Developed and operated by the Russian Federation Ministry of Defense, the first GLONASS satellite launched in 1982. In 1996 Russia agreed to work with the International space-science community to establish a universal standard for the development of GNSS. The network required to efficiently cover the Earth was completed with the launch of the 24^th GLONASS satellite in 1998.

The signals are available 24 hours a day in any weather condition, everywhere around the world.

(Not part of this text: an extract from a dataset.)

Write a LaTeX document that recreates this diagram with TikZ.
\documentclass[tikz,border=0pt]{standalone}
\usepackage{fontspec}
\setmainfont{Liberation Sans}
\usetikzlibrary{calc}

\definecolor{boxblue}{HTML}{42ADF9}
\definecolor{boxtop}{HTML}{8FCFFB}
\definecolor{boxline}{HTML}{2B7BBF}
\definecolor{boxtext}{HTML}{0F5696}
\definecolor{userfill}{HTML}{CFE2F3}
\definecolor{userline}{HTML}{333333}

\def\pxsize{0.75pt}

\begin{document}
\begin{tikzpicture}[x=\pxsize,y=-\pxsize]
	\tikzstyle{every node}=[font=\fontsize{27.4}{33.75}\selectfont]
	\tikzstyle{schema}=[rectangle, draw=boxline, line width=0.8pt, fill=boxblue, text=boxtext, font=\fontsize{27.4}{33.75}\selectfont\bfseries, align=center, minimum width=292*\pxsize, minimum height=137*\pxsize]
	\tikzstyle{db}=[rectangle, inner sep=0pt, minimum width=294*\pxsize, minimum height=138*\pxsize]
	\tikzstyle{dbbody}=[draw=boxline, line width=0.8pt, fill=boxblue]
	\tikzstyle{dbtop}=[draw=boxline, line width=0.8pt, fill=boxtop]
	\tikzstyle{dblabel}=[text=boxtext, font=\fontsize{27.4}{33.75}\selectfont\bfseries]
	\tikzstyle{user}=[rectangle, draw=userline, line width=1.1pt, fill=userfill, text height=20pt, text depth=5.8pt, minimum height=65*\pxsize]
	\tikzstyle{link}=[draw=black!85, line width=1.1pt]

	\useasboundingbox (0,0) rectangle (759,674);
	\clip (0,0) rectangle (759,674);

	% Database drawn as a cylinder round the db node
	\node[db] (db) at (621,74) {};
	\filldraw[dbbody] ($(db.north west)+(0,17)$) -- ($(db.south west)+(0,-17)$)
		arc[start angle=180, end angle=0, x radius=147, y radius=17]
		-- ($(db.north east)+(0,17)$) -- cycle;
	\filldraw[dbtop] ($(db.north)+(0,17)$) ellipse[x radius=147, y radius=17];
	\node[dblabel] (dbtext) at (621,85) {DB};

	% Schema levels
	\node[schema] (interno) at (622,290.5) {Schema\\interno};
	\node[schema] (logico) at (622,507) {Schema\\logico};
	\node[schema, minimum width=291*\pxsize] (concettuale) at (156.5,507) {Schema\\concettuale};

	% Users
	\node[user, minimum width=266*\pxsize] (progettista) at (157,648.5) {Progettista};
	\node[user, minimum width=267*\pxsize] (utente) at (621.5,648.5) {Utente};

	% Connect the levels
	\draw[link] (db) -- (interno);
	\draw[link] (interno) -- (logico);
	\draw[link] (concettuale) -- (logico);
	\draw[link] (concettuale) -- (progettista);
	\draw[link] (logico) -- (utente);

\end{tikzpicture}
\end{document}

Satellite Navigation Augmentation Systems

Satellite-Based Augmentation Systems (SBAS) are networks of ground relay stations and geostatic satellites designed to receive satellite navigation signals and transmit corrected time and distance measurements that greatly improve accuracy. Observation and relay stations have been set at known positions all over the world, while their geostatic satellites continuously maintain a fixed position above the Earth. Using these known values for distance, SBAS corrects satellite navigation signals for atmospheric delays, incorrect satellite positioning and poor geometry, sometimes caused by inline or close alignment of satellites, increasing accuracy in specific regions. SBAS is vital to providing the reliability and precision required by aviation and other precision-critical applications. Using the same signal frequencies as satellite navigation, SBAS-enabled receivers are inter-compatible. Three augmentation systems are currently in varying stages of operation and development covering North America, Europe and Asia. Already the incredibly accurate positioning capabilities of SBAS are being used in agriculture, development, mining and many other industries as well as hiking, boating, hunting, travel and an expanse of other leisure and business activities.

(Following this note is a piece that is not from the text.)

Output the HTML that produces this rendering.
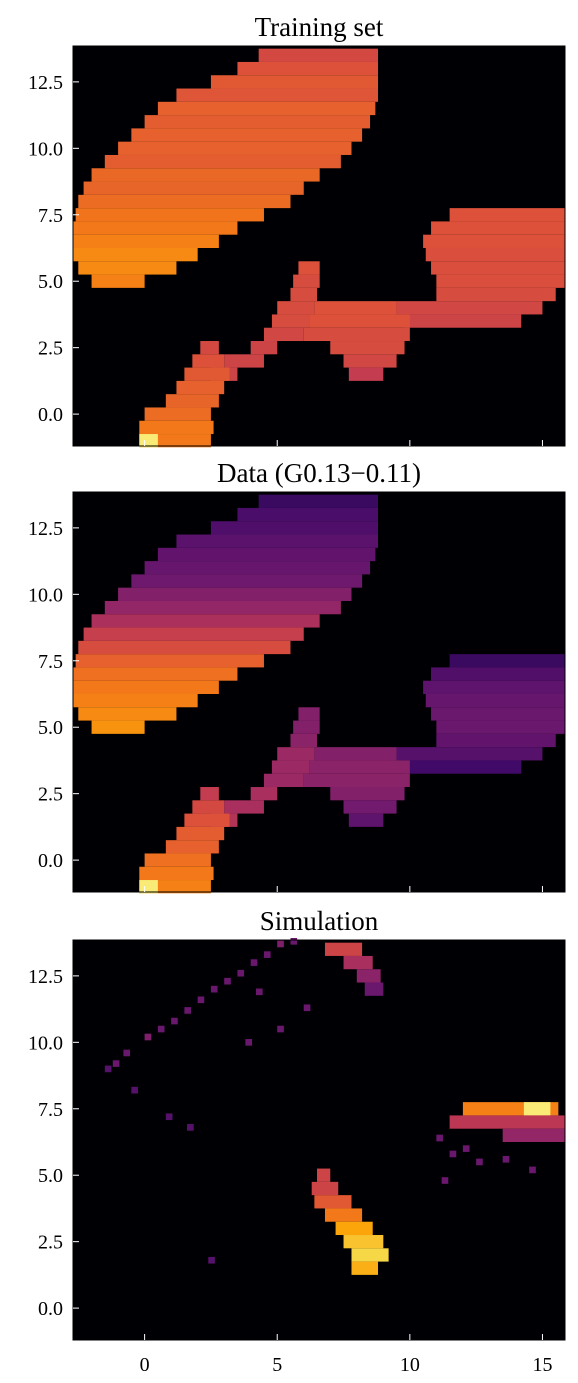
<!DOCTYPE html>
<html><head><meta charset="utf-8">
<style>
html,body{margin:0;padding:0;background:#fff;}
svg{display:block;font-family:"Liberation Serif",serif;}
</style></head>
<body>
<svg id="fig" width="578" height="1383"></svg>
<script>
// ---- data ----
const panelTitles = ["Training set", "Data (G0.13\u22120.11)", "Simulation"];
const xTicks = [0, 5, 10, 15];
const xTickLabels = ["0", "5", "10", "15"];
const yTicks = [0, 2.5, 5, 7.5, 10, 12.5];
const yTickLabels = ["0.0", "2.5", "5.0", "7.5", "10.0", "12.5"];
// segments: [yCenter, x0, x1, value]  (row height 0.5)
const trainSegs = [
 [13.5,4.3,8.8,.57],[13,3.5,8.8,.6],[12.5,2.5,8.8,.62],[12,1.2,8.8,.61],[11.5,0.5,8.7,.64],
 [11,0,8.5,.63],[10.5,-0.5,8.2,.64],[10,-1,7.8,.64],[9.5,-1.5,7.4,.63],[9,-2,6.6,.66],
 [8.5,-2.3,6,.65],[8,-2.5,5.5,.67],[7.5,-2.6,4.5,.69],[7,-2.7,3.5,.7],[6.5,-2.7,2.8,.72],
 [6,-2.7,2,.74],[5.5,-2.5,1.2,.74],[5,-2,0,.72],
 [7.5,11.5,15.85,.6],[7,10.8,15.85,.6],[6.5,10.5,15.85,.6],[6,10.6,15.85,.59],[5.5,10.8,15.85,.59],
 [5,11,15.85,.59],[4.5,11,15.5,.58],[4,9.5,15,.56],[3.5,9.8,14.2,.55],
 [4,6.4,9.5,.6],[3.5,6.2,10,.6],[3,6,10,.58],[2.5,7,9.8,.58],[2,7.5,9.5,.56],[1.5,7.7,9,.52],
 [5.5,5.8,6.6,.6],[5,5.6,6.6,.58],[4.5,5.5,6.5,.58],[4,5,6.4,.58],[3.5,4.8,6.2,.58],[3,4.5,6,.56],
 [2.5,4,5,.55],[2,3,4.5,.55],[1.5,2.5,3.5,.55],
 [2.5,2.1,2.8,.57],[2,1.8,3,.6],[1.5,1.5,3.2,.62],[1,1.2,3,.64],[0.5,0.8,2.8,.65],[0,0,2.5,.67],
 [-0.5,-0.2,2.6,.7],[-1,-0.2,2.5,.7],[-1,-0.2,0.5,.95]
];
const dataSegs = [
 [13.5,4.3,8.8,.18],[13,3.5,8.8,.22],[12.5,2.5,8.8,.23],[12,1.2,8.8,.26],[11.5,0.5,8.7,.28],
 [11,0,8.5,.29],[10.5,-0.5,8.2,.31],[10,-1,7.8,.36],[9.5,-1.5,7.4,.4],[9,-2,6.6,.46],
 [8.5,-2.3,6,.53],[8,-2.5,5.5,.58],[7.5,-2.6,4.5,.64],[7,-2.7,3.5,.68],[6.5,-2.7,2.8,.7],
 [6,-2.7,2,.72],[5.5,-2.5,1.2,.74],[5,-2,0,.76],
 [7.5,11.5,15.85,.18],[7,10.8,15.85,.24],[6.5,10.5,15.85,.27],[6,10.6,15.85,.29],[5.5,10.8,15.85,.3],
 [5,11,15.85,.3],[4.5,11,15.5,.28],[4,9.5,15,.25],[3.5,9.8,14.2,.2],
 [4,6.4,9.5,.36],[3.5,6.2,10,.38],[3,6,10,.38],[2.5,7,9.8,.36],[2,7.5,9.5,.32],[1.5,7.7,9,.27],
 [5.5,5.8,6.6,.36],[5,5.6,6.6,.36],[4.5,5.5,6.5,.38],[4,5,6.4,.42],[3.5,4.8,6.2,.42],[3,4.5,6,.42],
 [2.5,4,5,.45],[2,3,4.5,.45],[1.5,2.5,3.5,.48],
 [2.5,2.1,2.8,.52],[2,1.8,3,.57],[1.5,1.5,3.2,.6],[1,1.2,3,.63],[0.5,0.8,2.8,.64],[0,0,2.5,.68],
 [-0.5,-0.2,2.6,.7],[-1,-0.2,2.5,.72],[-1,-0.2,0.5,.95]
];
const simSegs = [
 [13.5,6.8,8.2,.55],[13,7.5,8.6,.45],[12.5,8,8.9,.38],[12,8.3,9,.3],
 [7.5,12,15.6,.72],[7.5,14.3,15.3,.95],[7,11.5,15.85,.5],[6.5,13.5,15.85,.4],
 [5,6.5,7,.55],[4.5,6.3,7.3,.55],[4,6.4,7.8,.62],[3.5,6.8,8.2,.7],[3,7.2,8.6,.8],[2.5,7.5,9,.86],
 [2,7.8,9.2,.9],[1.5,7.8,8.8,.82]
];
const simDotsX = [-1.2,-0.8,0,0.5,1,1.5,2,2.5,3,3.5,4,4.5,5,5.5,5,-1.5,-0.5,0.8,1.6,2.4,3.8,11,11.5,12,12.5,13.5,14.5,11.2,6,4.2];
const simDotsY = [9.2,9.6,10.2,10.5,10.8,11.2,11.6,12,12.3,12.6,13,13.3,13.7,13.8,10.5,9,8.2,7.2,6.8,1.8,10,6.4,5.8,6,5.5,5.6,5.2,4.8,11.3,11.9];
const simDotsV = [.3,.3,.35,.3,.3,.3,.3,.3,.3,.3,.3,.3,.35,.3,.3,.25,.25,.25,.25,.25,.3,.3,.3,.3,.3,.3,.3,.3,.3,.3];

// ---- rendering ----
const NS="http://www.w3.org/2000/svg";
const svg=document.getElementById('fig');
const X0=73,X1=565,XMIN=-2.7,XMAX=15.85;
const YMIN=-1.2,YMAX=13.85;
const panelTops=[46,492,940], PH=400;
const sx=v=>X0+(v-XMIN)/(XMAX-XMIN)*(X1-X0);
const stops=["#000004","#160b39","#420a68","#6a176e","#932667","#bc3754","#dd513a","#f37819","#fca50a","#f6d746","#fcffa4"];
function cmap(v){v=Math.max(0,Math.min(1,v));const i=Math.min(9,Math.floor(v*10));const t=v*10-i;
 const a=stops[i],b=stops[i+1];const c=k=>Math.round(parseInt(a.substr(k,2),16)*(1-t)+parseInt(b.substr(k,2),16)*t);
 return `rgb(${c(1)},${c(3)},${c(5)})`;}
function mk(tag,attrs,parent){const e=document.createElementNS(NS,tag);for(const k in attrs)e.setAttribute(k,attrs[k]);(parent||svg).appendChild(e);return e;}
const allSegs=[trainSegs,dataSegs,simSegs];
panelTops.forEach((top,p)=>{
 const sy=v=>top+(YMAX-v)/(YMAX-YMIN)*PH;
 const g=mk('g',{});
 
 
 const bg=mk('rect',{x:X0,y:top,width:X1-X0,height:PH,fill:'#000004'},g);
 
 
 allSegs[p].forEach(s=>{
  const y0=sy(s[0]+0.25),y1=sy(s[0]-0.25);
  const r=mk('rect',{x:sx(s[1]),y:y0,width:sx(s[2])-sx(s[1]),height:y1-y0,fill:cmap(s[3])},g);
  
  
 });
 if(p===2){simDotsX.forEach((x,i)=>{
  const r=mk('rect',{x:sx(x),y:sy(simDotsY[i]+0.125),width:sx(0.25)-sx(0),height:sy(0)-sy(0.25),fill:cmap(simDotsV[i])},g);
  
  
 });}
 const fr=mk('rect',{x:X0,y:top,width:X1-X0,height:PH,fill:'none',stroke:'#000','stroke-width':1},g);
 
 
 const t=mk('text',{x:(X0+X1)/2,y:top-10,'text-anchor':'middle','font-size':27},g);
 t.textContent=panelTitles[p];
 
 
 yTicks.forEach((v,i)=>{
  const y=sy(v);
  mk('line',{x1:X0,x2:X0+6,y1:y,y2:y,stroke:'#fff','stroke-width':1},g);
  const l=mk('text',{x:63,y:y+7,'text-anchor':'end','font-size':20},g);
  l.textContent=yTickLabels[i];
  
  
 });
 xTicks.forEach(v=>{mk('line',{x1:sx(v),x2:sx(v),y1:top+PH,y2:top+PH-6,stroke:'#fff','stroke-width':1},g);});
 if(p===2){xTicks.forEach((v,i)=>{
  const l=mk('text',{x:sx(v),y:top+PH+31,'text-anchor':'middle','font-size':20},g);
  l.textContent=xTickLabels[i];
  
  
 });}
});
</script>
</body></html>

WAAS (Wide Area Augmentation System)
In North America, WAAS provides satellite navigation correction and validation, making WAAS-enabled receivers at least five times more accurate than standard devices. WAAS relay stations have been set at known positions throughout North America.

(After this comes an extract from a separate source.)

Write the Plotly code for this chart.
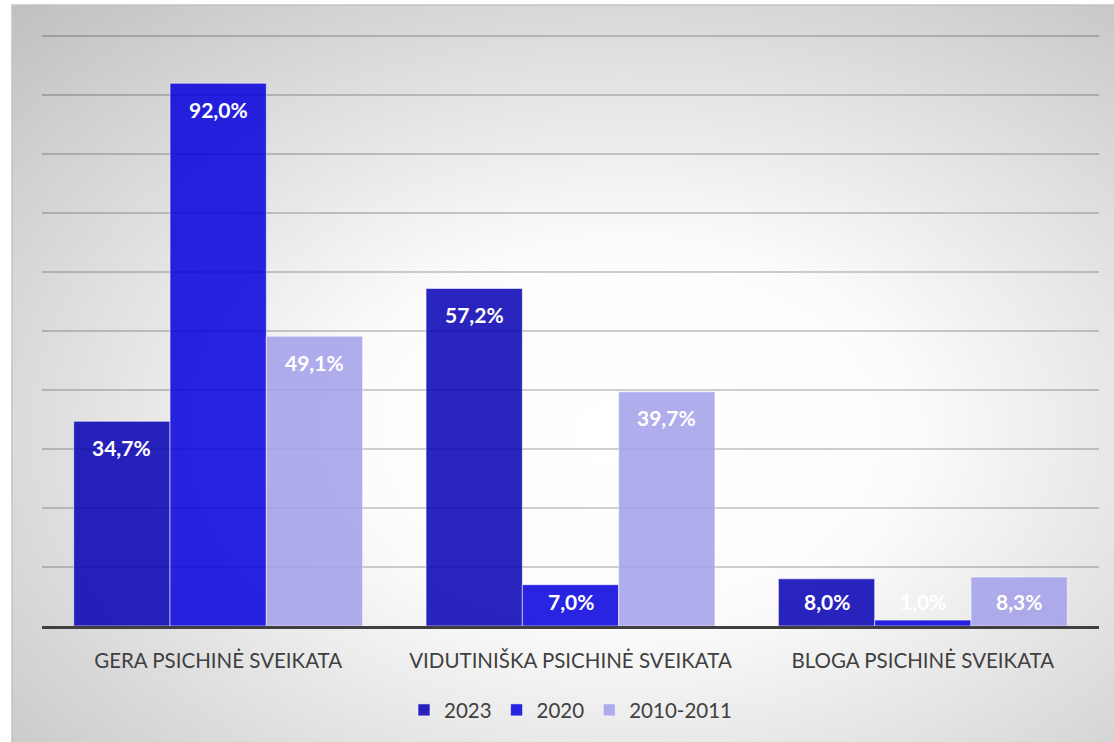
import base64

import plotly.graph_objects as go

# Duomenys
kategorijos = ["GERA PSICHINĖ SVEIKATA", "VIDUTINIŠKA PSICHINĖ SVEIKATA", "BLOGA PSICHINĖ SVEIKATA"]
metai = ["2023", "2020", "2010-2011"]
reiksmes_2023 = [34.7, 57.2, 8.0]
reiksmes_2020 = [92.0, 7.0, 1.0]
reiksmes_2010 = [49.1, 39.7, 8.3]

spalvos = ["rgba(7,0,180,0.86)", "rgba(5,0,221,0.86)", "rgba(162,160,233,0.86)"]
teksto_spalva = "#404040"
sriftas = "Lato, 'Noto Sans', sans-serif"

# Radialinis fono gradientas (SVG kaip data URI)
svg = (
    '<svg xmlns="http://www.w3.org/2000/svg" width="1102" height="737" '
    'viewBox="0 0 1102 737" preserveAspectRatio="none">'
    '<defs><radialGradient id="g" cx="0.56" cy="0.58" r="0.84">'
    '<stop offset="0" stop-color="#ffffff"/>'
    '<stop offset="0.3" stop-color="#fcfcfc"/>'
    '<stop offset="1" stop-color="#bcbcbc"/>'
    "</radialGradient></defs>"
    '<rect width="1102" height="737" fill="url(#g)"/></svg>'
)
fonas = "data:image/svg+xml;base64," + base64.b64encode(svg.encode()).decode()

fig = go.Figure()
serijos = [reiksmes_2023, reiksmes_2020, reiksmes_2010]
for pav, vals, sp in zip(metai, serijos, spalvos):
    fig.add_trace(
        go.Bar(
            x=kategorijos,
            y=vals,
            name=pav,
            marker=dict(color=sp, line=dict(color="rgba(255,255,255,0.55)", width=1)),
            hoverinfo="skip",
        )
    )

# Reikšmių etiketės bare viršuje
poslinkis = [-0.2733, 0.0, 0.2733]
for s, vals in enumerate(serijos):
    for i, v in enumerate(vals):
        fig.add_annotation(
            x=i + poslinkis[s],
            y=max(v - 4.4, 4.1),
            xref="x",
            yref="y",
            text=f"<b>{v:.1f}%</b>".replace(".", ","),
            showarrow=False,
            yanchor="middle",
            font=dict(family=sriftas, size=21, color="white"),
        )

fig.update_layout(
    width=1114,
    height=742,
    margin=dict(l=42, r=15, t=34, b=116),
    paper_bgcolor="white",
    plot_bgcolor="rgba(0,0,0,0)",
    barmode="group",
    bargap=0.18,
    bargroupgap=0,
    showlegend=True,
    legend=dict(
        orientation="h",
        x=0.5,
        xanchor="center",
        y=-0.142,
        yanchor="middle",
        font=dict(family=sriftas, size=20.5, color=teksto_spalva),
        bgcolor="rgba(0,0,0,0)",
    ),
    font=dict(family=sriftas, color=teksto_spalva),
    images=[
        dict(
            source=fonas,
            xref="paper",
            yref="paper",
            x=-0.0284,
            y=1.049,
            sizex=1.0426,
            sizey=1.245,
            sizing="stretch",
            xanchor="left",
            yanchor="top",
            layer="below",
        )
    ],
    shapes=[
        dict(
            type="rect",
            xref="paper",
            yref="paper",
            x0=-0.0284,
            x1=1.02,
            y0=-0.3,
            y1=1.049,
            line=dict(color="#c4c4c4", width=1.5),
            layer="below",
        )
    ],
)

fig.update_xaxes(
    showgrid=False,
    showline=True,
    linecolor="#404040",
    linewidth=3,
    ticks="outside",
    ticklen=14,
    tickcolor="rgba(0,0,0,0)",
    tickfont=dict(family=sriftas, size=20.5, color=teksto_spalva),
)
fig.update_yaxes(
    range=[0, 100.34],
    dtick=10,
    showticklabels=False,
    showgrid=True,
    gridcolor="rgba(0,0,0,0.19)",
    gridwidth=1.5,
    zeroline=False,
)

fig.write_html(
    "out.html",
    config={"displayModeBar": False},
    post_script="document.body.style.margin='0';",
)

SBAS-enabled receivers do not require any additional equipment to use WAAS correction signals and, as with satellite navigation signals, there are no setup or subscription fees. WAAS is accurate to within three meters or less. System upgrades are being developed which will soon provide accuracy to well within one meter.

In 2003, the FAA (Federal Aviation Administration) plans to certify WAAS for use in low-altitude maneuvering, instrument approach and other sensitive aviation applications.

EGNOS (European Geostationary Navigation Overlay System)
EGNOS provides satellite navigation correction and validation throughout Europe, making EGNOS-enabled receivers at least three times more accurate than standard devices. EGNOS relay stations have been set at known positions throughout Europe.

SBAS-enabled receivers do not require any additional equipment to use EGNOS correction signals and, as with satellite navigation signals, there are no setup or subscription fees. Providing accuracy to within five meters or less, EGNOS is scheduled for full operation in 2004 and represents the first step toward Europe's GALILEO global satellite navigation system.

More about EGNOS.

MSAS (Multifunctional Transport Satellite-based Augmentation System)
Throughout Asia, MSAS provides satellite navigation correction and validation, making SBAS-enabled receivers at least three times more accurate than standard devices. MSAS relay stations have been set at known positions throughout Asia.

SBAS-enabled receivers do not require any additional equipment to use MSAS correction signals and, as with satellite navigation signals, there are no setup or subscription fees. Providing accuracy to within 5 meters or less, MSAS is scheduled for full operation in 2005 and will expand safety and air-traffic capacity in the Asia pacific regions.